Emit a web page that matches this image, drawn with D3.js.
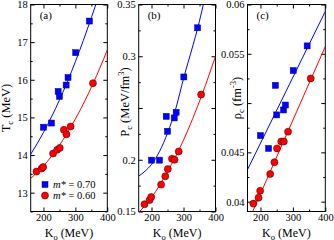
<!DOCTYPE html>
<html><head><meta charset="utf-8">
<script src="https://cdn.jsdelivr.net/npm/d3@7"></script>
<style>
body{margin:0;background:#fff}
svg{display:block}
text{font-family:"Liberation Serif","Times New Roman",serif;fill:#000}
</style>
</head><body>
<svg id="chart" width="334" height="240"></svg>
<script>
// ---- data ----
const koDomain = [160, 400];
const koTicks = [200, 300, 400];

const blueKo  = [200, 225, 246, 250, 271, 277, 301, 344];
const blueTc  = [14.74, 14.85, 15.69, 15.56, 15.86, 16.06, 16.72, 17.56];
const bluePc  = [0.1996, 0.1996, 0.2419, 0.2275, 0.2404, 0.2458, 0.2800, 0.3275];
const blueRho = [0.0467, 0.0454, 0.0518, 0.0488, 0.0493, 0.0498, 0.0533, 0.0558];

const redKo  = [178, 194, 199, 230, 243, 251, 264, 272, 285, 355];
const redTc  = [13.56, 13.64, 13.68, 14.04, 14.14, 14.19, 14.67, 14.55, 14.76, 15.91];
const redPc  = [0.157, 0.161, 0.164, 0.176, 0.184, 0.191, 0.201, 0.200, 0.208, 0.263];
const redRho = [0.0398, 0.0404, 0.0411, 0.0428, 0.0440, 0.0454, 0.0461, 0.0461, 0.0471, 0.0525];

// fitted curves
const blueFitTcKo  = [160, 200, 250, 300, 350, 364];
const blueFitTc    = [14.02, 14.60, 15.46, 16.48, 17.65, 18.0];
const redFitTcKo   = [160, 200, 250, 300, 356, 400];
const redFitTc     = [13.38, 13.71, 14.26, 14.96, 15.91, 16.79];

const blueFitPcKo  = [160, 180, 200, 225, 251, 275, 301, 330, 345, 362];
const blueFitPc    = [0.1842, 0.189, 0.1955, 0.208, 0.2265, 0.2485, 0.2795, 0.311, 0.328, 0.35];
const redFitPcKo   = [160, 200, 250, 300, 358, 400];
const redFitPc     = [0.149, 0.1635, 0.1885, 0.219, 0.263, 0.300];

const blueFitRhoKo = [160, 400];
const blueFitRho   = [0.04325, 0.0593];
const redFitRhoKo  = [176, 400];
const redFitRho    = [0.0390, 0.05574];

const tcTicks  = [13, 14, 15, 16, 17, 18];
const pcTicks  = [0.15, 0.2, 0.3, 0.35];
const rhoTicks = [0.04, 0.045, 0.055, 0.06];

const legendLabels = ["m* = 0.70", "m* = 0.60"];
const panelTags = ["(a)", "(b)", "(c)"];

// ---- layout ----
const svg = d3.select("#chart");
const yTop = 4.5, yBot = 211.5;
const blue = "#0000ff", red = "#ff0000";

const zip = (a, b) => a.map((v, i) => [v, b[i]]);

const panels = [
  {x0: 30.7, x1: 107.3, domain: [12.5, 18], ticks: tcTicks, minor: 0.5, fmt: d3.format("d"),
   label: ["T", "c", " (MeV)", null], labX: 10, labY: 108,
   blue: zip(blueKo, blueTc), red: zip(redKo, redTc),
   bfit: zip(blueFitTcKo, blueFitTc), rfit: zip(redFitTcKo, redFitTc)},
  {x0: 138.7, x1: 215.5, domain: [0.15, 0.35], ticks: pcTicks, minor: 0.025, fmt: d => String(d),
   label: ["P", "c", " (MeV/fm", "3", ")"], labX: 129, labY: 102,
   blue: zip(blueKo, bluePc), red: zip(redKo, redPc),
   bfit: zip(blueFitPcKo, blueFitPc), rfit: zip(redFitPcKo, redFitPc)},
  {x0: 247.5, x1: 325.3, domain: [0.039, 0.06], ticks: rhoTicks, minor: 0.0025, fmt: d => String(d),
   label: ["\u03c1", "c", " (fm", "-3", ")"], labX: 241, labY: 98,
   blue: zip(blueKo, blueRho), red: zip(redKo, redRho),
   bfit: zip(blueFitRhoKo, blueFitRho), rfit: zip(redFitRhoKo, redFitRho)}
];

panels.forEach((p, i) => {
  const x = d3.scaleLinear().domain(koDomain).range([p.x0, p.x1]);
  const y = d3.scaleLinear().domain(p.domain).range([yBot, yTop]);
  const g = svg.append("g");

  const cid = "clip" + i;
  svg.append("clipPath").attr("id", cid).append("rect")
    .attr("x", p.x0).attr("y", yTop).attr("width", p.x1 - p.x0).attr("height", yBot - yTop);

  const step = p.minor * 2;
  const yAll = [];
  for (let k = Math.ceil(p.domain[0] / p.minor - 1e-6); k * p.minor <= p.domain[1] + 1e-9; k++) yAll.push(+(k * p.minor).toFixed(5));
  const isMajor = v => Math.abs(v / step - Math.round(v / step)) < 1e-4;
  const yMajor = yAll.filter(isMajor);
  const yMinor = yAll.filter(v => !isMajor(v));
  const xMinor = [250, 350];

  g.append("g").attr("transform", `translate(0,${yBot})`)
    .call(d3.axisBottom(x).tickValues(koTicks).tickSize(-4).tickPadding(2.5).tickFormat(d3.format("d")));
  g.append("g").attr("transform", `translate(0,${yBot})`)
    .call(d3.axisBottom(x).tickValues(xMinor).tickSize(-2).tickFormat(""));
  g.append("g").attr("transform", `translate(0,${yTop})`)
    .call(d3.axisTop(x).tickValues(koTicks).tickSize(-4).tickFormat(""));
  g.append("g").attr("transform", `translate(0,${yTop})`)
    .call(d3.axisTop(x).tickValues(xMinor).tickSize(-2).tickFormat(""));

  g.append("g").attr("transform", `translate(${p.x0},0)`)
    .call(d3.axisLeft(y).tickValues(yMajor).tickSize(-4).tickPadding(3)
      .tickFormat(d => p.ticks.some(t => Math.abs(t - d) < 1e-6) ? p.fmt(d) : ""));
  g.append("g").attr("transform", `translate(${p.x0},0)`)
    .call(d3.axisLeft(y).tickValues(yMinor).tickSize(-2).tickFormat(""));
  g.append("g").attr("transform", `translate(${p.x1},0)`)
    .call(d3.axisRight(y).tickValues(yMajor).tickSize(-4).tickFormat(""));
  g.append("g").attr("transform", `translate(${p.x1},0)`)
    .call(d3.axisRight(y).tickValues(yMinor).tickSize(-2).tickFormat(""));

  g.selectAll(".domain").remove();
  g.selectAll(".tick line").attr("stroke", "#000").attr("stroke-width", 1);
  g.selectAll(".tick text").attr("font-family", "Liberation Serif").attr("font-size", 10.5).attr("fill", "#000");

  g.append("rect").attr("x", p.x0).attr("y", yTop).attr("width", p.x1 - p.x0).attr("height", yBot - yTop)
    .attr("fill", "none").attr("stroke", "#000").attr("stroke-width", 1);

  const line = d3.line().x(d => x(d[0])).y(d => y(d[1])).curve(d3.curveMonotoneX);
  g.append("path").attr("d", line(p.bfit)).attr("fill", "none").attr("stroke", blue).attr("stroke-width", 1)
    .attr("clip-path", `url(#${cid})`);
  g.append("path").attr("d", line(p.rfit)).attr("fill", "none").attr("stroke", red).attr("stroke-width", 1)
    .attr("clip-path", `url(#${cid})`);

  g.selectAll(".sq").data(p.blue).enter().append("rect")
    .attr("x", d => x(d[0]) - 3).attr("y", d => y(d[1]) - 3).attr("width", 6).attr("height", 6)
    .attr("fill", blue).attr("stroke", "#00008b").attr("stroke-width", 0.5);
  g.selectAll(".ci").data(p.red).enter().append("circle")
    .attr("cx", d => x(d[0])).attr("cy", d => y(d[1])).attr("r", 3.5)
    .attr("fill", red).attr("stroke", "#550000").attr("stroke-width", 0.6);

  g.append("text").attr("x", p.x0 + 9).attr("y", 19).attr("font-size", 11).text(panelTags[i]);

  const xl = g.append("text").attr("x", (p.x0 + p.x1) / 2).attr("y", 236.5).attr("text-anchor", "middle").attr("font-size", 12);
  xl.append("tspan").text("K");
  xl.append("tspan").attr("dy", 3).attr("font-size", 8.5).text("o");
  xl.append("tspan").attr("dy", -3).text(" (MeV)");

  const yl = g.append("text").attr("transform", `translate(${p.labX},${p.labY}) rotate(-90)`)
    .attr("text-anchor", "middle").attr("font-size", 12.5);
  yl.append("tspan").text(p.label[0]);
  yl.append("tspan").attr("dy", 3).attr("font-size", 8.5).text(p.label[1]);
  yl.append("tspan").attr("dy", -3).text(p.label[2]);
  if (p.label[3]) {
    yl.append("tspan").attr("dy", -5).attr("font-size", 8.5).text(p.label[3]);
    yl.append("tspan").attr("dy", 5).text(p.label[4]);
  }

  if (i === 0) {
    const lg = g.append("g");
    const ly0 = 184.5, dyL = 11;
    lg.append("rect").attr("x", 45 - 3).attr("y", ly0 - 3).attr("width", 6).attr("height", 6)
      .attr("fill", blue).attr("stroke", "#00008b").attr("stroke-width", 0.5);
    lg.append("circle").attr("cx", 45).attr("cy", ly0 + dyL).attr("r", 3.5)
      .attr("fill", red).attr("stroke", "#550000").attr("stroke-width", 0.6);
    legendLabels.forEach((t, k) => {
      const parts = t.split("=");
      const tt = lg.append("text").attr("x", 53).attr("y", ly0 + k * dyL + 3.8).attr("font-size", 10.5);
      tt.append("tspan").attr("font-style", "italic").text("m*");
      tt.append("tspan").text(" =" + parts[1]);
    });
  }
});
</script>
</body></html>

WHAT IS BEING ASKED: Repeat the lines of the listing above verbatim, beginning at its first line and ending at the line containing "const koTicks = [200, 300, 400];", which is included. Omit pictures.

EXPECTED ANSWER:
Emit a web page that matches this image, drawn with D3.js.
<!DOCTYPE html>
<html><head><meta charset="utf-8">
<script src="https://cdn.jsdelivr.net/npm/d3@7"></script>
<style>
body{margin:0;background:#fff}
svg{display:block}
text{font-family:"Liberation Serif","Times New Roman",serif;fill:#000}
</style>
</head><body>
<svg id="chart" width="334" height="240"></svg>
<script>
// ---- data ----
const koDomain = [160, 400];
const koTicks = [200, 300, 400];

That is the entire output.